The growing frustration underscores how hard it is to turn a halt in intense fighting into a durable peace. It also shows the limits of disarming groups by force of arms.

“What more can Israel do to achieve its desired outcome than what they had already been doing?" Slim said. “Are they going to invade the south again? Are they going to come all the way to Beirut and hunt Hezbollah operatives there?"

Israel has struck Lebanon about 1,000 times from the air and more than 500 times with artillery since the cessation of hostilities in November last year, according to Acled, a conflict data tracking organization. Israel has been striking what it says are Hezbollah targets around Beirut and elsewhere. The U.S. isn’t urging restraint, a senior Western official said.

Israel also has stationed troops in several positions in southern Lebanon. Hezbollah has yet to attempt a significant military response.

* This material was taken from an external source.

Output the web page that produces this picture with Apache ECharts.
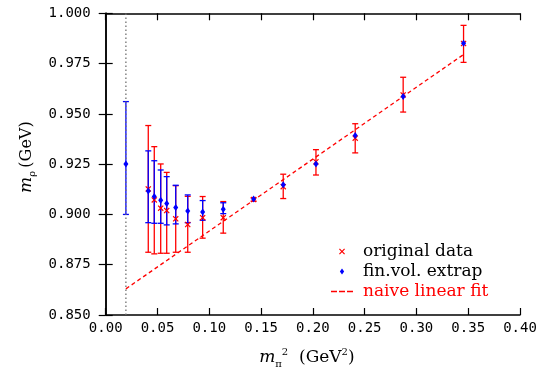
<!DOCTYPE html>
<html>
<head>
<meta charset="utf-8">
<script src="https://cdn.jsdelivr.net/npm/echarts@6/dist/echarts.min.js"></script>
<style>html,body{margin:0;padding:0;background:#fff}#c{width:549px;height:377px}</style>
</head>
<body>
<div id="c"></div>
<script>
// x values (m_pi^2, GeV^2) of the lattice points
const pionX = [0.0411, 0.0469, 0.0531, 0.0589, 0.0676, 0.0792, 0.0936, 0.1135, 0.1428, 0.1714, 0.2030, 0.2409, 0.2872, 0.3455];
// original data (m_rho, GeV) with error range
const origY  = [0.9127, 0.9072, 0.9031, 0.9019, 0.8978, 0.8950, 0.8984, 0.8984, 0.9074, 0.9138, 0.9262, 0.9379, 0.9594, 0.9850];
const origLo = [0.8812, 0.8804, 0.8807, 0.8807, 0.8812, 0.8812, 0.8882, 0.8907, 0.9066, 0.9079, 0.9196, 0.9306, 0.9509, 0.9756];
const origHi = [0.9442, 0.9337, 0.9251, 0.9209, 0.9143, 0.9090, 0.9089, 0.9064, 0.9082, 0.9200, 0.9322, 0.9451, 0.9682, 0.9940];
// finite-volume extrapolated points (first one is at the physical pion mass)
const finX  = [0.0195, 0.0411, 0.0469, 0.0531, 0.0589, 0.0676, 0.0792, 0.0936, 0.1135, 0.1428, 0.1714, 0.2030, 0.2409, 0.2872, 0.3455];
const finY  = [0.9251, 0.9117, 0.9089, 0.9071, 0.9054, 0.9034, 0.9017, 0.9012, 0.9026, 0.9077, 0.9147, 0.9251, 0.9392, 0.9586, 0.9851];
const finLo = [0.9000, 0.8959, 0.8956, 0.8956, 0.8948, 0.8953, 0.8959, 0.8971, 0.9004, null, null, null, null, null, null];
const finHi = [0.9561, 0.9316, 0.9267, 0.9221, 0.9188, 0.9145, 0.9097, 0.9069, 0.9058, null, null, null, null, null, null];
// naive linear fit end points
const fitX = [0.0195, 0.3455];
const fitY = [0.8630, 0.9795];
// physical pion mass squared
const physX = 0.0195;
// axis ranges / ticks
const xMin = 0, xMax = 0.40, xStep = 0.05;
const yMin = 0.85, yMax = 1.0, yStep = 0.025;

const crossPath = 'path://M0,1.4L1.4,0L5,3.6L8.6,0L10,1.4L6.4,5L10,8.6L8.6,10L5,6.4L1.4,10L0,8.6L3.6,5Z';
const diamondPath = 'path://M5,0L10,7L5,14L0,7Z';
const dashPath = 'path://M0,0H6V1.4H0Z M8,0H14V1.4H8Z M16,0H22V1.4H16Z';

function errRender(color) {
  return function (params, api) {
    const x = api.value(0), lo = api.value(1), hi = api.value(2);
    const a = api.coord([x, hi]), b = api.coord([x, lo]);
    const w = 3;
    const st = { stroke: color, lineWidth: 1.3 };
    return {
      type: 'group',
      children: [
        { type: 'line', shape: { x1: a[0], y1: a[1], x2: b[0], y2: b[1] }, style: st },
        { type: 'line', shape: { x1: a[0] - w, y1: a[1], x2: a[0] + w, y2: a[1] }, style: st },
        { type: 'line', shape: { x1: b[0] - w, y1: b[1], x2: b[0] + w, y2: b[1] }, style: st }
      ]
    };
  };
}

const origErr = pionX.map((x, i) => [x, origLo[i], origHi[i]]);
const finErr = finX.map((x, i) => [x, finLo[i], finHi[i]]).filter(d => d[1] !== null);

const axisCommon = {
  type: 'value',
  axisLine: { lineStyle: { color: '#000', width: 1.5 } },
  axisTick: { inside: true, length: 7, lineStyle: { color: '#000', width: 1.2 } },
  splitLine: { show: false }
};
const labelFont = { color: '#000', fontFamily: 'DejaVu Sans Mono', fontSize: 14 };
const serif = 'DejaVu Serif';

const option = {
  animation: false,
  backgroundColor: '#fff',
  grid: { left: 105.7, right: 29, top: 13.3, bottom: 62 },
  xAxis: [
    Object.assign({}, axisCommon, {
      min: xMin, max: xMax, interval: xStep, position: 'bottom',
      axisLabel: Object.assign({ margin: 6, formatter: v => v.toFixed(2) }, labelFont),
      name: '{m|m}{s|π}{p|2}{t|  (GeV}{p|2}{t|)}',
      nameLocation: 'middle', nameGap: 31,
      nameTextStyle: {
        padding: [0, 12, 0, 0],
        rich: {
          m: { fontFamily: serif, fontStyle: 'italic', fontSize: 17, lineHeight: 20, verticalAlign: 'bottom', color: '#000' },
          s: { fontFamily: serif, fontSize: 10, lineHeight: 10, verticalAlign: 'bottom', color: '#000', padding: [0, 0, -3, 0] },
          p: { fontFamily: serif, fontSize: 10, lineHeight: 10, verticalAlign: 'top', color: '#000', padding: [1, 0, 0, 0] },
          t: { fontFamily: serif, fontSize: 17, lineHeight: 20, verticalAlign: 'bottom', color: '#000' }
        }
      }
    }),
    Object.assign({}, axisCommon, {
      min: xMin, max: xMax, interval: xStep, position: 'top',
      axisLabel: { show: false }
    })
  ],
  yAxis: [
    Object.assign({}, axisCommon, {
      min: yMin, max: yMax, interval: yStep, position: 'left',
      axisLabel: Object.assign({ margin: 15, formatter: v => v.toFixed(3) }, labelFont),
      name: '{m|m}{s|ρ} {t|(GeV)}',
      nameLocation: 'middle', nameGap: 55, nameRotate: 90,
      nameTextStyle: {
        padding: [0, 0, 0, 14],
        rich: {
          m: { fontFamily: serif, fontStyle: 'italic', fontSize: 17, lineHeight: 20, verticalAlign: 'bottom', color: '#000' },
          s: { fontFamily: serif, fontSize: 10, lineHeight: 10, verticalAlign: 'bottom', color: '#000', padding: [0, 0, -3, 0] },
          t: { fontFamily: serif, fontSize: 16, lineHeight: 20, verticalAlign: 'bottom', color: '#000' }
        }
      }
    }),
    Object.assign({}, axisCommon, {
      min: yMin, max: yMax, interval: yStep, position: 'right',
      axisLabel: { show: false }
    })
  ],
  legend: {
    orient: 'vertical', left: 326, top: 236.5, itemWidth: 22, itemHeight: 6, itemGap: 0,
    selectedMode: false,
    textStyle: { fontFamily: serif, fontSize: 17, lineHeight: 20, color: '#000', padding: [0, 0, 0, 5] },
    data: [
      { name: 'original data', icon: crossPath },
      { name: 'fin.vol. extrap', icon: diamondPath },
      { name: 'naive linear fit', icon: dashPath, itemStyle: { color: '#ff0000' }, textStyle: { color: '#ff0000' } }
    ]
  },
  series: [
    {
      name: 'physical', type: 'line', symbol: 'none', silent: true,
      data: [[physX, yMin], [physX, yMax]],
      lineStyle: { color: '#707070', width: 1.3, type: [1.5, 2.5] }
    },
    {
      name: 'origErr', type: 'custom', renderItem: errRender('#ff0000'),
      encode: { x: 0, y: [1, 2] }, data: origErr, z: 2
    },
    {
      name: 'finErr', type: 'custom', renderItem: errRender('#0000ff'),
      encode: { x: 0, y: [1, 2] }, data: finErr, z: 2
    },
    {
      name: 'original data', type: 'scatter', symbol: crossPath, symbolSize: 6,
      itemStyle: { color: '#ff0000', opacity: 1 },
      data: pionX.map((x, i) => [x, origY[i]]), z: 3
    },
    {
      name: 'fin.vol. extrap', type: 'scatter', symbol: diamondPath, symbolSize: [5, 7],
      itemStyle: { color: '#0000ff', opacity: 1 },
      data: finX.map((x, i) => [x, finY[i]]), z: 4
    },
    {
      name: 'naive linear fit', type: 'line', symbol: 'none',
      data: fitX.map((x, i) => [x, fitY[i]]),
      itemStyle: { color: '#ff0000' },
      lineStyle: { color: '#ff0000', width: 1.3, type: [4, 3] }, z: 3
    }
  ]
};
const chart = echarts.init(document.getElementById('c'), null, { renderer: 'canvas' });
chart.setOption(option);
</script>
</body>
</html>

The hum of Israeli drones is a constant across swaths of Lebanon. More than 60,000 people are still displaced after fleeing their homes during the fighting, according to an October report from the International Organization for Migration. Reconstruction efforts in parts of the country damaged by Israeli strikes have stalled, as both Hezbollah and the Lebanese government are strapped for cash, and Western and Gulf Arab states are reluctant to fund work until disarmament makes more progress.

Hezbollah officials said in interviews with The Wall Street Journal earlier this year that while the group has been weakened by Israel’s military campaign, it has ways to rearm if it chooses. They said Hezbollah’s weapons are a point of strength for Lebanon, arguing that the military, one of the weakest in the Middle East, can’t defend the country from Israel.

Arab intelligence officials say Hezbollah is returning to a more decentralized structure, similar to how it operated in the 1980s and how Hamas has shifted its tactics in Gaza. While both groups have recruited new fighters to fill their ranks, their military leaderships are still in disarray, some of the people familiar with intelligence said. Even so, neither appears to be giving up.

“Hezbollah does not feel like it has been defeated," Slim said. “It still thinks it can reconstitute, and it still has a regional supporter of the party in Iran."